Monday, October 26, 2009

Can I Interest You In Some Sarcasm? Using My Attitude With Less Abandon

Lately I have been ending a lot of conversations with the disclaimer that, “I swear I'm not a bitter man-hater or anything...” This will be after an hour long diatribe that verbally castrated the entire male gender for some type of obviously moronic behavior that for some asinine reason they have refused to acknowledge or make any effort to remedy. It is all well and good to say I am not a man-hater but the case is destroyed when all evidence clearly points to the contrary.

I really don’t want to be that girl.

It upsets me that somehow, without my knowledge, I may have become that girl. That at some point this attitude infiltrated my everyday conversation and became uncontrollable, making it virtually impossible for me to say anything about a guy that doesn’t drip with sarcasm and condescension.

It feels like I am engaged in an epic battle of wills; demure, optimistic, romantic me vs. raging bitch me.

This point was driven home (like a knife through the heart) when a male acquaintance hit me with the following: “You know, when a woman hates the fact she is single it is incredibly unattractive. Her dissatisfaction floods out her eyeballs.”

Floods. Out. Her. Eyeballs.

Lock your doors. Take cover. Protect the children. There is a psychotic woman with single ladies syndrome FLOODING OUT HER EYEBALLS on the loose.

I enjoy being single but that isn’t the point. That isn’t what hurt me so much about this statement. What hurt me is that I was obviously being enough of a bitch that this guy had to resort to the oldest trick in the book, the “she’s angry because she is single” cliché. It’s the man’s go-to comeback and I have heard it so many times it doesn‘t even phase me anymore.

Well I thought I had moved past these meager defenses. I thought that I had learned how to have civilized conversations with men that didn’t have to end in boy vs. girl mudslinging. It’s like when you were a kid and you said, “I hate you,” and the person responds, “I hate you times ten…” finally ending with, “I hate you infinity!”

“She’s just angry because she’s single,” is the man’s version of “I hate you infinity.”

When it gets to this point nothing I say matters anymore. I might as well be talking to a wall, which is no big deal because my diatribes are not for anyone else’s benefit nor or they meant to impress anybody (clearly, as I am sure there isn’t a self-help relationship guide called “How to Attract the Perfect Guy by Outright Insulting His Gender"). Most of the time I don’t even think before speaking…we all just need to vent once in a while.

But my anger is a righteous anger and that is why these comments will fly out of my mouth with or without my meaning them too. To stop expressing these opinions would be betraying my sense of social justice. It would be betraying the moral model that dictates how I want to live my life.

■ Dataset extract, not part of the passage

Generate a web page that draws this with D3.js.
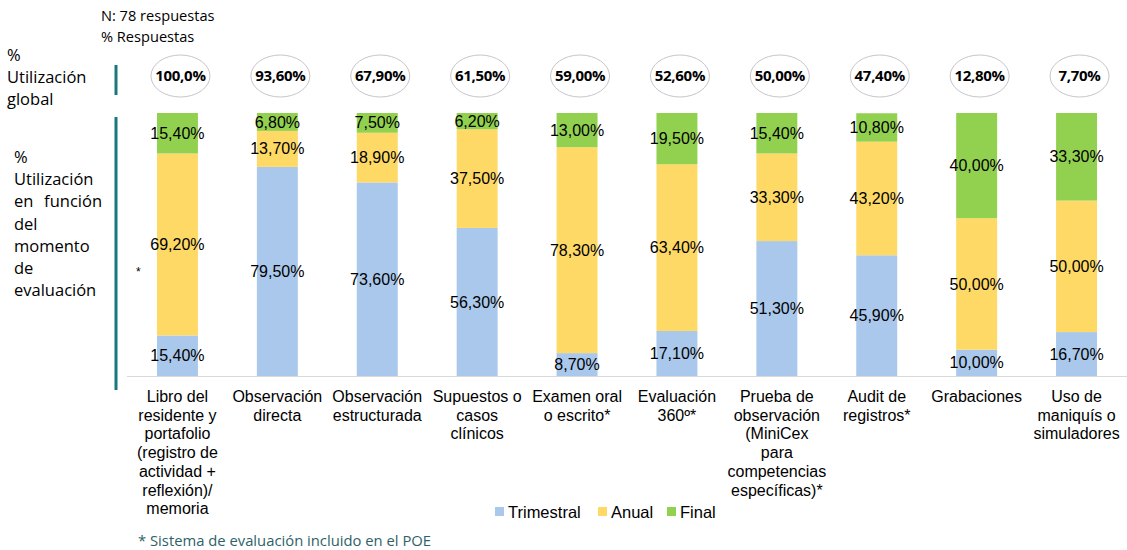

I also think that on an unconscious level I say these things in front of my male peers so they can learn a thing or two from a female perspective. See firsthand how fed up women are with the current state of things. I know when my male friends have talked about the controlling, back-stabbing, non-appreciative women they have encountered they strike the fear of God into me.

Because I don’t want to be that girl either.

That being said, my moral model DOESN’T need a side of sarcasm. Because if I don’t start curbing my attitude, how is anyone going to take me seriously? Because if I have to resort to angry soapbox speeches to make my point, what does that say about my credibility?

I hang out with some amazing, stand-up gentlemen who are doing their best to navigate a difficult social landscape. I hope that I can temper my attitude enough so that when I express my opinions, I can paint them a credible picture of what the not-so-stand-up gentlemen look like.

Because thank God, I know they don’t want to be that guy.